I could indeed have visited Domremy before, but purposely had I waited for this date. On December thirteenth, President Wilson, coming to the Peace Conference, was to land in France. I wanted to say Mass, that very morning, at the shrine of the Maid for the welfare of the President.
A one hundred and fifty mile trip from Thiacourt to Domremy, south of Verdun on the Meuse, especially in an open motorcycle car and through a blinding storm of hail and rain, is not particularly pleasant.
When we recalled, however, the arduous journey she, a girl, of eighteen years, had once made on horseback from Domremy to Chinon, three hundred miles, through snow-covered roads, we determined that nothing short of a Firing Squad should stop us.
A cold I had contracted at Rembercourt had settled in my back. Lumbago had painfully doubled me into an inverted "L," a figure not happily adapted to a cycle car.
Laboriously adjusting myself to the machine I plainly told the Maid, "I wish you clearly to appreciate, Saintly Joan, that I am making this journey for you. Of old, you were supremely helpful to the ruler of your country. I want you to do as much for the President of mine. I am going to say Mass on your home altar for him, and I want you to help me. If God spares me, and I return to America, I promise to proclaim your glory and encourage all I can, young and old, in the practice of your devotion."
Early dawn found us on our way. The steel helmet pulled low offers splendid protection to one's eyes. Traversing the old battlefields of St. Michel, we passed ruined Even and Essey and took the highroad leading south.
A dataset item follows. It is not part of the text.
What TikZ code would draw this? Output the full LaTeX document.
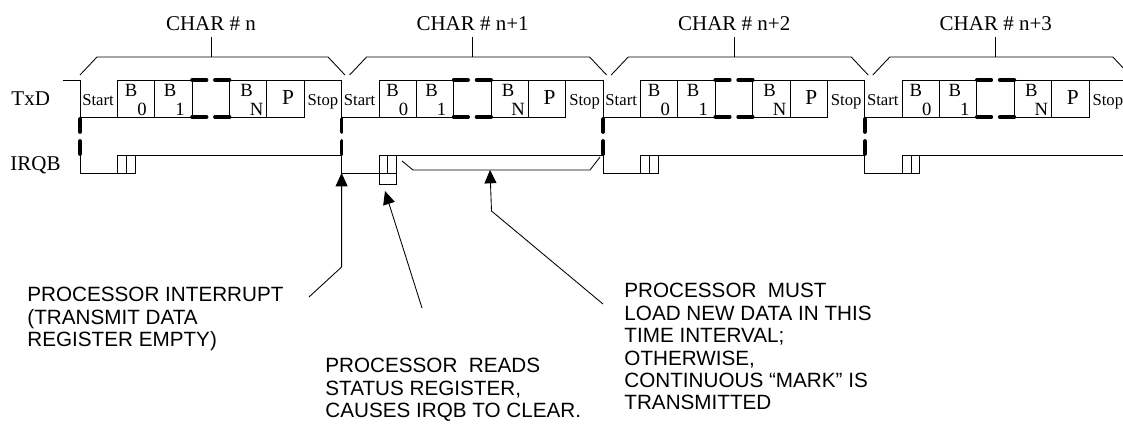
\documentclass[tikz,border=0pt]{standalone}
\usepackage{fontspec}
\setmainfont{Liberation Serif}
\newfontfamily\notefont{Liberation Sans}
\usetikzlibrary{arrows.meta}

\begin{document}
\begin{tikzpicture}[x=0.75pt,y=-0.75pt,line width=0.65pt,
  lab/.style={font=\fontsize{15.75}{18}\selectfont, inner sep=0pt},
  cell/.style={font=\fontsize{12.5}{14}\selectfont, inner sep=0pt, anchor=base},
  bit/.style={font=\fontsize{14}{16}\selectfont, inner sep=0pt, anchor=base},
  note/.style={font=\notefont\fontsize{15.5}{16.8}\selectfont, align=left, anchor=north west, inner sep=0pt},
  heavy/.style={line width=2.8pt, line cap=round},
  pointer/.style={-{Triangle[length=10pt,width=9pt]}}]
\useasboundingbox (0,0) rectangle (1123,424);

% signal names
\node[lab, anchor=base west] (txd) at (11,106) {TxD};
\node[lab, anchor=base west] (irqb) at (10,171) {IRQB};

\draw (63,80) -- (80,80);
\foreach \i/\nm/\lo in {0/n/0,1/n+1/8,2/n+2/8,3/n+3/8}{
  \pgfmathsetmacro\s{80+261.6*\i}
  % char label and bracket
  \node[lab, anchor=south, inner ysep=4.5pt] (char\i) at (\s+131,37) {CHAR \# \nm};
  \draw (char\i.south) -- (\s+131,57);
  \draw (\s+\lo,75) -- (\s+\lo+17,57) -- (\s+248,57) -- (\s+265,75);
  % TxD
  \draw (\s,80) -- (\s,117) -- (\s+37.4,117);
  \draw (\s+37.4,80) rectangle (\s+112.1,117) (\s+74.7,80) -- (\s+74.7,117);
  \draw (\s+149.5,80) rectangle (\s+224.2,117) (\s+186.9,80) -- (\s+186.9,117);
  \draw (\s+224.2,80) -- (\s+261.6,80);
  \draw[heavy] (\s+112.1,80) -- (\s+126.5,80) (\s+135,80) -- (\s+149.5,80)
               (\s+112.1,117) -- (\s+126.5,117) (\s+135,117) -- (\s+149.5,117);
  \draw[heavy] (\s,119) -- (\s,132) (\s,141) -- (\s,154);
  \node[cell] (start\i) at (\s+18,106) {Start};
  \node[bit] (bz\i) at (\s+51,97) {B};
  \node[bit] (bzs\i) at (\s+62,116) {0};
  \node[bit] (bo\i) at (\s+90,97) {B};
  \node[bit] (bos\i) at (\s+100,116) {1};
  \node[bit] (bn\i) at (\s+166.5,97) {B};
  \node[bit] (bns\i) at (\s+176.5,116) {N};
  \node[bit, font=\fontsize{16}{18}\selectfont] (par\i) at (\s+208,105) {P};
  \node[cell] (stop\i) at (\s+243,106) {Stop};
  % IRQB
  \draw (\s,155) -- (\s,173) -- (\s+37.4,173);
  \draw (\s+37.4,155) rectangle (\s+55,173) (\s+46.2,155) -- (\s+46.2,173);
  \draw (\s+55,155) -- (\s+261.6,155);
}

\draw (379,173) -- (379,184) -- (396,184) -- (396,173);
\draw (402,161) -- (413,170) -- (590,170) -- (600,157);

% notes
\node[note] (intr) at (27,287) {PROCESSOR INTERRUPT\\(TRANSMIT DATA\\REGISTER EMPTY)};
\node[note] (reads) at (325,358) {PROCESSOR~ READS\\STATUS REGISTER,\\CAUSES IRQB TO CLEAR.};
\node[note] (must) at (624,283) {PROCESSOR~ MUST\\LOAD NEW DATA IN THIS\\TIME INTERVAL;\\OTHERWISE,\\CONTINUOUS “MARK” IS\\TRANSMITTED};

\coordinate (intrfoot) at (309,297);
\coordinate (intrbend) at (341.6,267);
\coordinate (intrtip) at (341.6,173);
\coordinate (readsfoot) at (422,308);
\coordinate (readstip) at (385,191);
\coordinate (mustfoot) at (603,304);
\coordinate (mustbend) at (491.5,211);
\coordinate (musttip) at (490,170);
\draw[pointer] (intrfoot) -- (intrbend) -- (intrtip);
\draw[pointer] (readsfoot) -- (readstip);
\draw[pointer] (mustfoot) -- (mustbend) -- (musttip);
\end{tikzpicture}
\end{document}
The shell-torn steeple of Flirey church still leaned over the road; and the grewsome Limey Gondrecourt front, its deserted dugouts resembling grinning skulls, elicited a sigh and a prayer for its dead legions.
Through Noviant and Men-le-Tour we sped, and at noon were beyond Toul and racing through the historic valley of the Moselle.
At Bullney, our speeding car was curiously observed by thousands of German prisoners peering through the barbed wire enclosure of their roadside camp.
Columbes-les-Belles, with its huge hangars, grimly stood in silhouette against a crimson burst of sunset.
At Neufchateau we reached the river Meuse with whose glory the names of heroic inconquerable Petain and Verdun shall be forever shared.